Он не проронил ни слова, когда я забрал его дочь. Наверное, любовь к ней или хотя бы привязанность тоже разлетелись на куски от выпущенной им пули. Тамара уверяет, что эти люди жили душа в душу и проводили вместе все свободное время. Казалось бы, это говорит о том, что они стали настоящими друзьями, а ведь поднять руку на друга куда невозможнее, чем причинить боль тому, к кому испытываешь страсть. Я не чувствовал ее к Джейн, просто я весь тогда был — сплошная страсть. Она всего лишь угодила в меня, как в мясорубку, и я, не задумавшись, перемолол ее.
Теперь страсть опять подняла голову. Я полагал, что научился контролировать ее за долгие годы, но Режиссер, ухмыляясь из темноты замка, подсказывает, что моя душа и теперь находится во власти бесов, демонов, сатаны…

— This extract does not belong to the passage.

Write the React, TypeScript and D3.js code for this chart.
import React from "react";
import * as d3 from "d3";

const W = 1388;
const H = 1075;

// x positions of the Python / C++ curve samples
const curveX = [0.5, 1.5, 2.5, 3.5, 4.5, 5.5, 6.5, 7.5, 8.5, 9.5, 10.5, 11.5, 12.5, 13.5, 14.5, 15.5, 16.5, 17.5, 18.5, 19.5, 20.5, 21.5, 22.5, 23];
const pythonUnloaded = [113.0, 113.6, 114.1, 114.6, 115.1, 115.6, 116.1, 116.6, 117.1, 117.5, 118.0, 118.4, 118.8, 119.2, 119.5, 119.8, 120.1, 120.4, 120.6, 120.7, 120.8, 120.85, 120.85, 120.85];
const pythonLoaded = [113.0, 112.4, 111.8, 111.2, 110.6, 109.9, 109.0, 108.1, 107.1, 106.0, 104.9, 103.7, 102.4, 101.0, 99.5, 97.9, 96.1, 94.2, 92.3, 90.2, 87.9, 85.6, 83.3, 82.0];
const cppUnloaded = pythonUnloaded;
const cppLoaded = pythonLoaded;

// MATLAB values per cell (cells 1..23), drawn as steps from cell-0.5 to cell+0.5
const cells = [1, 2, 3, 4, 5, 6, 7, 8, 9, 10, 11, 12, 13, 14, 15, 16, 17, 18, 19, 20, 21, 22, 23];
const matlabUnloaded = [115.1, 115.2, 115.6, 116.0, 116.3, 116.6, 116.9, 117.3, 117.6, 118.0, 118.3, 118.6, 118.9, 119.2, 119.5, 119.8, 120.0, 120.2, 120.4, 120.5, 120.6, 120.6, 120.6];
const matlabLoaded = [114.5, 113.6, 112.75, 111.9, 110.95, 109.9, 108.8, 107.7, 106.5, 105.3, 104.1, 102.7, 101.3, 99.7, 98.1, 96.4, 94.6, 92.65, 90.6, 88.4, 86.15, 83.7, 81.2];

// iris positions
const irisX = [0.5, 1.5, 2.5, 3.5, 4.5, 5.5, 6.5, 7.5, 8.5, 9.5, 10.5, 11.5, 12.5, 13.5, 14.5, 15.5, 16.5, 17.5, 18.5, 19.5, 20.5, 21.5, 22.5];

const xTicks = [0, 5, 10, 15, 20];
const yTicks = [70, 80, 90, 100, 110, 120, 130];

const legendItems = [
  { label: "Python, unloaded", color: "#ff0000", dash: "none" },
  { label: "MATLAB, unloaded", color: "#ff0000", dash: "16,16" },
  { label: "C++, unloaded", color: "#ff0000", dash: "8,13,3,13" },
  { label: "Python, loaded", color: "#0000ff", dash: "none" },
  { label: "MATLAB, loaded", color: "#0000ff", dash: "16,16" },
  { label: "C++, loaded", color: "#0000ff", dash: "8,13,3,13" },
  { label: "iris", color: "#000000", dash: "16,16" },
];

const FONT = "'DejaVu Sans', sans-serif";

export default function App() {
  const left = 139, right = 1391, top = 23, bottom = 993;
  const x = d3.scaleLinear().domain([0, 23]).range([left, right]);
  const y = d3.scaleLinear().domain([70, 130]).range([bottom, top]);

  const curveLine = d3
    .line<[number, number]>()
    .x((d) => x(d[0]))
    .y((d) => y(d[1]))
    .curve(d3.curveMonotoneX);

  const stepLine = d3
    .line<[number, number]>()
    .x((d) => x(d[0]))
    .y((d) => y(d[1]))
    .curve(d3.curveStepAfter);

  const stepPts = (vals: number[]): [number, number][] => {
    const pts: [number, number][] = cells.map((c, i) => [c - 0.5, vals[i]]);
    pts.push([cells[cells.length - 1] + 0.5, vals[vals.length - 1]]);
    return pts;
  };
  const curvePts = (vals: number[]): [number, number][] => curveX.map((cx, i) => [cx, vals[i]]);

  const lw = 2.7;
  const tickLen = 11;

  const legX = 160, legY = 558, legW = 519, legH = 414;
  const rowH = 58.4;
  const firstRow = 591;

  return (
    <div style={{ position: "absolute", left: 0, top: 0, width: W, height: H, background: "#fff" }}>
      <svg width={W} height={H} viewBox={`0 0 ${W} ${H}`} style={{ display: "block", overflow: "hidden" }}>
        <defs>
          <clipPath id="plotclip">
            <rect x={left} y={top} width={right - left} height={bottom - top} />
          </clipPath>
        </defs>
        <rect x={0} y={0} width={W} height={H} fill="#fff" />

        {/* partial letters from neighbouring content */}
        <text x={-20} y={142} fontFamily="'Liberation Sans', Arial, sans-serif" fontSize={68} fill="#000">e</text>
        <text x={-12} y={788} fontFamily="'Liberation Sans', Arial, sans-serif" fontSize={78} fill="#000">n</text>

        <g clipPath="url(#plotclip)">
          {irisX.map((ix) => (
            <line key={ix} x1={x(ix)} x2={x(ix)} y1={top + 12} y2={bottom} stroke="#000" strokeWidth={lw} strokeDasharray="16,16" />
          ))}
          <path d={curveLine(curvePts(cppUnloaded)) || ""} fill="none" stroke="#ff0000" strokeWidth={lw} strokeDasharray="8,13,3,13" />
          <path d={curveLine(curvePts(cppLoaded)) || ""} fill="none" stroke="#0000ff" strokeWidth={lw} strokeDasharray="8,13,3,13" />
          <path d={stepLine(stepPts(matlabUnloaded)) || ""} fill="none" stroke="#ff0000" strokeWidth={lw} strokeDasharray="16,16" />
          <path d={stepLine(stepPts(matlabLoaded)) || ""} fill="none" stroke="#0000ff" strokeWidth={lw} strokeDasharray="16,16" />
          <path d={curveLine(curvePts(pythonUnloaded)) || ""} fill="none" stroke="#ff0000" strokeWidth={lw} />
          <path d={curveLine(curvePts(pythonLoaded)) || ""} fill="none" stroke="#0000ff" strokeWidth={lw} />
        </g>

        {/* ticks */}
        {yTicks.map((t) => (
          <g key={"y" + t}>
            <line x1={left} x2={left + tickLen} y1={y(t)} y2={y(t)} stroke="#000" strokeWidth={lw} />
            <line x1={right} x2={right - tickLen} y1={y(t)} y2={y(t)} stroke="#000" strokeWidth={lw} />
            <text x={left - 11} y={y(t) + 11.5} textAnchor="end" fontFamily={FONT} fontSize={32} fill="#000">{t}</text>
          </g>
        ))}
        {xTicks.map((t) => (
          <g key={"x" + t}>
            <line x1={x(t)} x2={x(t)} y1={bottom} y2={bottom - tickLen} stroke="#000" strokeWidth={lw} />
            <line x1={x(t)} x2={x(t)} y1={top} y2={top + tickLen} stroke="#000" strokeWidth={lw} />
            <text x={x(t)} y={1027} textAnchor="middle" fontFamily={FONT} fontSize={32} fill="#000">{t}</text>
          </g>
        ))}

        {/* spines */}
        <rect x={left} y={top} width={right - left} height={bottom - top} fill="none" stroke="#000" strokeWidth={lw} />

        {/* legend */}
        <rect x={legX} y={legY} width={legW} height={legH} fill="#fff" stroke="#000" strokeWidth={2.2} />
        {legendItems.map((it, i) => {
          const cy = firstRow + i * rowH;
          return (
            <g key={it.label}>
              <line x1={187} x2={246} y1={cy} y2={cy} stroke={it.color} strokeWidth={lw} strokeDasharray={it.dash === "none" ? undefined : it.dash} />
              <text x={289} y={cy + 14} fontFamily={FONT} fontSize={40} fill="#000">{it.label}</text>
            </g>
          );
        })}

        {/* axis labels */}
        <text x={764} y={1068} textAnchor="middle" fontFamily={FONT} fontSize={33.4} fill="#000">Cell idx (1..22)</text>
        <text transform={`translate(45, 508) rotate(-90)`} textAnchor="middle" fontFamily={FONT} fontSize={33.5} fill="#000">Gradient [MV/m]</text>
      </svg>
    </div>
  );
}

Человек придумал столько названий тому страшному, что живет в нем, лишь бы отвергнуть подозрение, что все это — он сам. Может быть, если бы каждый воспринимал зло, существующее в нем, не как нечто потустороннее, а как часть самого себя, то с ним легче было бы справиться. Похоже, я и совершаю ту же ошибку, прикрываясь Режиссером…
Сегодня ко мне в школу опять приходила Рита. Занятия только закончились, и я собирал пособия. Она даже не потрудилась придумать оправдание своему визиту. Просто подошла и с вызовом сказала: "Привет, Пол! Вы не хотите пообедать?" Я ответил так вежливо, как только мог: "Сожалею, но я сам готовлю обед для себя и для Тамары. Она немного приболела".
"Я знаю о ее болезни", — ответила Рита, и это слегка кольнуло меня — я не думал, что она станет кому-нибудь рассказывать. Я забыл, что у русских принято делиться с родственниками проблемами своей личной жизни.